Martin received a disheartening letter at the beginning of the episode, informing him that all efforts to continue identifying victims of 9/11 had been exhausted and the Powers That Be were terribly sorry, but they couldn’t identify his wife, Sarah. He admitted to Clea that the headstone in the cemetery we often see him at doesn’t mark any remains at all, that he erected it because he wanted a place where he could go.
In the aftermath of the unfortunate correspondence, Martin took Jake to the cemetery and ran into Bobby, a bike messenger who said that Sarah had tutored him, helping him ditch his bike messenger gig for something better. He'd always wanted to pay her back, and Martin was totally intrigued because he couldn’t recall Sarah ever mentioning a Bobby. He hoped to explore this avenue further, but Jake took off running, as Jake tends to do, chasing his kite and stopping precisely at 9:50...which gave Bobby just enough time to make a quick escape to avoid talking to Martin any further.
On the other side of the world, Abdul, the boy who needed an oven for his family in the pilot, practiced his Chris Rock impersonations and arranged to audition with the troops stationed near his town for a chance to perform at the embassy. He and his friend also started a metal band and chatted with a metal-obsessed hoarder in New York City via the internet.
Meanwhile, Randall, the lottery-winning firefighter from the pilot, wracked with guilt over his role in Sarah’s death, got locked in a basement when he and a minister fell through the dry-rotted steps of a church’s basement and they bonded over Randy’s guilt and the minister’s regret over lost high school love.
Through the trippy, number-crunching crazy fare that's become the standard at Touch, Jake led Martin on a quest for his kite through the city, all the way to (surprise surprise) Bobby’s apartment. Martin noticed a picture of a Bobby’s daughter, named Sarah, and their conversation descended into a shouting match over whether or not Martin was a good husband (touchy subject for him, that). Then Bobby revealed that Sarah wasn’t wearing her wedding ring on the day she died.
Jake climbed out on the fire escape because that’s what Jake does. His kite was tangled near the roof of the building, and while I understood Martin’s panic over Jake scrambling up the escape like a miniature Spider-Man, I also thought, “Dude, your son climbed a cell phone tower like, eight times in the pilot with no problems. I think he can handle a fire escape.”
It’s thoughts like that that make me realize what a terrible parent I’m going to be when I grow up.
Martin realized that Jake wanted Bobby to pull him down from the fire escape and Bobby scurried up there just in time because fabulous climbing skills are meaningless when the universe wants to make a point. Jake slipped, Bobby caught him, and Martin informed Bobby that he'd just paid Sarah back by saving her son.
Back home, Martin dug out Sarah’s planner and scoured it for any mention of Bobby, who, once Martin started paying attention, he found surprisingly easily. He also found a receipt for an engraving at a jeweler who, shockingly, still had the ring waiting for pick-up. Sarah wasn’t wearing the ring on 9/11 because she was having it engraved with the phrase “1 + 1 = 3” to celebrate the addition of Jake to their family.
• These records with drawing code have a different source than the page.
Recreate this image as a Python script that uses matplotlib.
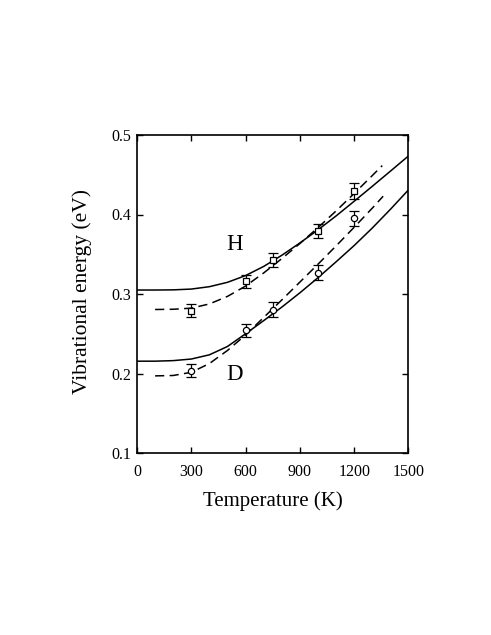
import matplotlib
matplotlib.use("Agg")
import matplotlib.pyplot as plt

plt.rcParams['font.family'] = ['Liberation Serif', 'DejaVu Serif']
plt.rcParams['mathtext.fontset'] = 'stix'

# ---- data ----
T_pts = [300, 600, 750, 1000, 1200]
H_pts = [0.279, 0.316, 0.343, 0.379, 0.430]
H_err = [0.008, 0.008, 0.009, 0.009, 0.010]
D_pts = [0.2035, 0.2545, 0.2805, 0.327, 0.395]
D_err = [0.008, 0.008, 0.009, 0.009, 0.010]

T_solid = [0, 100, 200, 300, 400, 500, 600, 700, 800, 900, 1000, 1100, 1200, 1300, 1400, 1500]
H_solid = [0.305, 0.305, 0.3052, 0.3062, 0.3092, 0.3147, 0.3232, 0.3347, 0.3487, 0.3642,
           0.3807, 0.3982, 0.4167, 0.4355, 0.4545, 0.4737]
D_solid = [0.2155, 0.2155, 0.2162, 0.2182, 0.2235, 0.2340, 0.2500, 0.2665, 0.2835, 0.3015,
           0.3205, 0.3405, 0.3610, 0.3830, 0.4065, 0.4310]

T_dash = [100, 200, 300, 400, 500, 600, 700, 800, 900, 1000, 1100, 1200, 1300, 1355]
H_dash = [0.2805, 0.2808, 0.2822, 0.2875, 0.2970, 0.3100, 0.3265, 0.3445, 0.3635, 0.3835,
          0.4045, 0.4265, 0.4490, 0.4615]
T_dash_D = [100, 200, 300, 400, 500, 600, 700, 800, 900, 1000, 1100, 1200, 1300, 1360]
D_dash = [0.197, 0.1975, 0.2015, 0.2125, 0.2290, 0.2485, 0.2705, 0.2925, 0.3150, 0.3375,
          0.3605, 0.3840, 0.4080, 0.4230]

x_ticks = [0, 300, 600, 900, 1200, 1500]
y_ticks = [0.1, 0.2, 0.3, 0.4, 0.5]

fig = plt.figure(figsize=(4.91, 6.35), dpi=100)
ax = fig.add_axes([137 / 491, 1 - 453 / 635, (408.5 - 137) / 491, (453 - 135) / 635])

lw = 1.1
ax.plot(T_solid, H_solid, color='black', lw=lw)
ax.plot(T_solid, D_solid, color='black', lw=lw)
ax.plot(T_dash, H_dash, color='black', lw=lw, linestyle=(0, (6, 3.5)))
ax.plot(T_dash_D, D_dash, color='black', lw=lw, linestyle=(0, (6, 3.5)))

ax.errorbar(T_pts, H_pts, yerr=H_err, fmt='s', ms=4.5, mfc='white', mec='black',
            mew=0.9, ecolor='black', elinewidth=0.9, capsize=3.8, capthick=0.9, zorder=5)
ax.errorbar(T_pts, D_pts, yerr=D_err, fmt='o', ms=4.5, mfc='white', mec='black',
            mew=0.9, ecolor='black', elinewidth=0.9, capsize=3.8, capthick=0.9, zorder=5)

ax.text(541, 0.362, 'H', fontsize=16.5, ha='center', va='center')
ax.text(541, 0.1985, 'D', fontsize=16.5, ha='center', va='center')

ax.set_xlim(0, 1500)
ax.set_ylim(0.1, 0.5)
ax.set_xticks(x_ticks)
ax.set_yticks(y_ticks)
ax.set_xticklabels([str(v) for v in x_ticks])
ax.set_yticklabels(['%.1f' % v for v in y_ticks])
ax.tick_params(direction='in', top=True, right=True, length=4, width=1.0,
               labelsize=11.5)
ax.tick_params(axis='x', pad=8)
ax.tick_params(axis='y', pad=4)
for s in ax.spines.values():
    s.set_linewidth(1.2)

ax.set_xlabel('Temperature (K)', fontsize=15)
ax.set_ylabel('Vibrational energy (eV)', fontsize=15.5)
ax.xaxis.set_label_coords(0.5, -0.12)
ax.yaxis.set_label_coords(-0.166, 0.508)

fig.savefig('out.png', dpi=100)
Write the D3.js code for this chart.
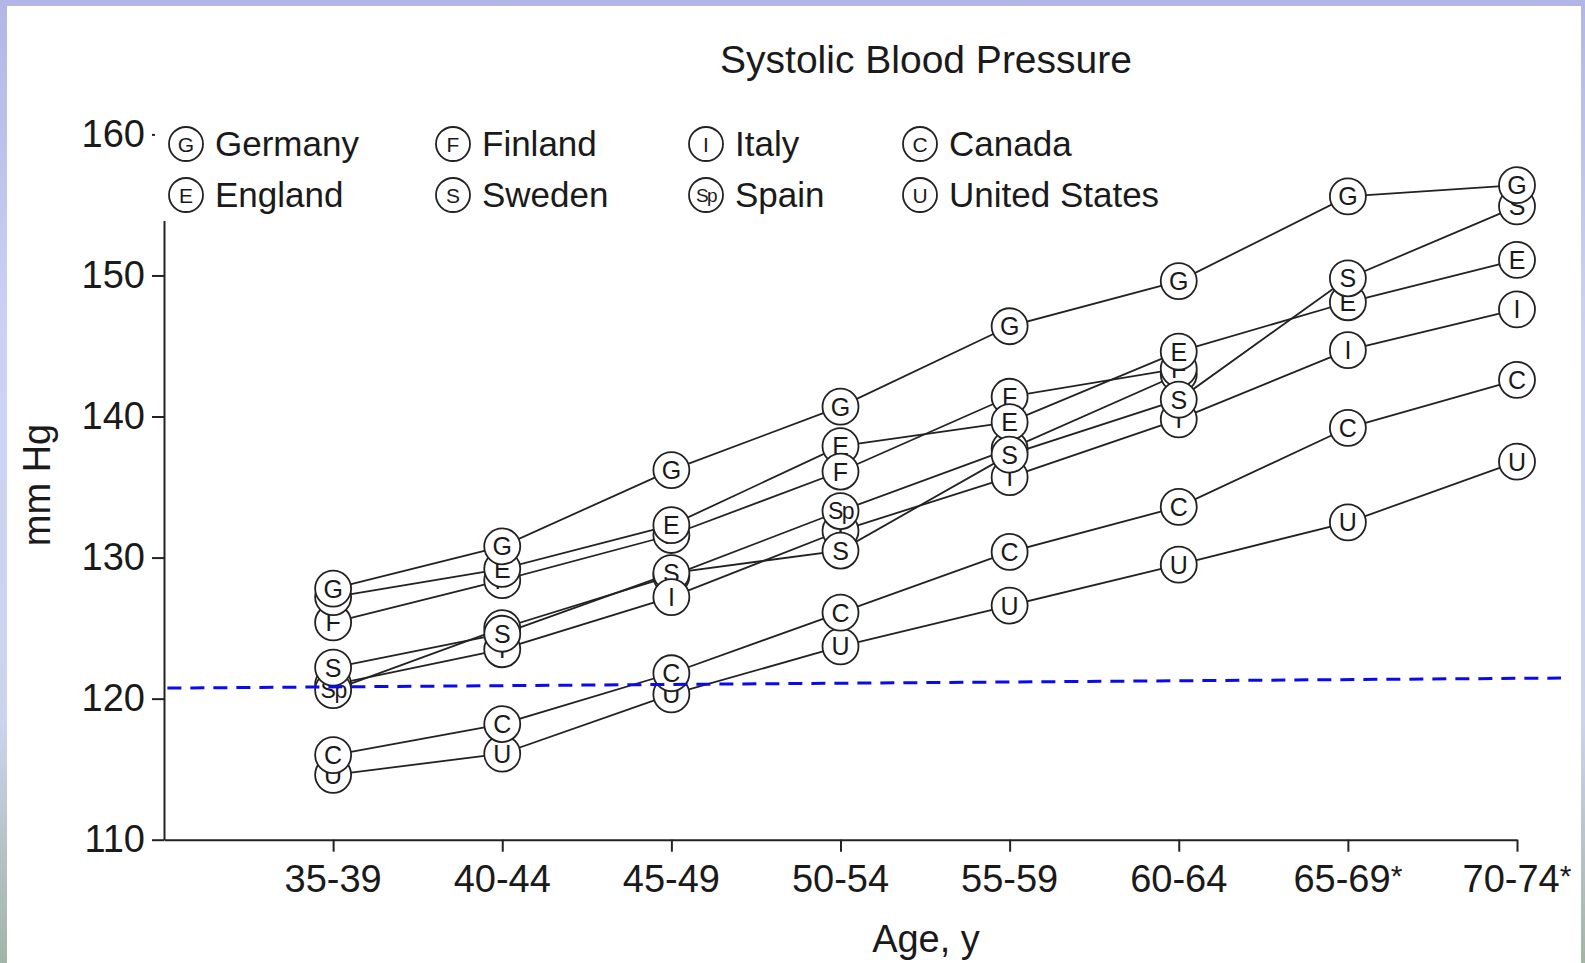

Say it with me now: Awwww.
But it’s pretty cryptic too, right? Considering the role numbers play in Jake’s life?
Of course it is. And I’m so excited.
Back in Iraq, the soldiers Abdul was supposed to audition for were attacked and stranded in the dark. And in New York, all of the excitement surrounding Jake’s Spidey routine happened to take place in the same apartment building where our hair metal hoarder lived, and he accidentally sent the wrong information to Abdul and the band, telling them to turn their amp up to 950 volts, rather than 50 volts. Their mistake blew the transformer where the injured soldiers were stranded, enabled a rescue party to find them, and after someone finally let poor Randall and the minister out of the church basement, we learned that a female soldier in the attacked troop was the minister’s high school sweetheart.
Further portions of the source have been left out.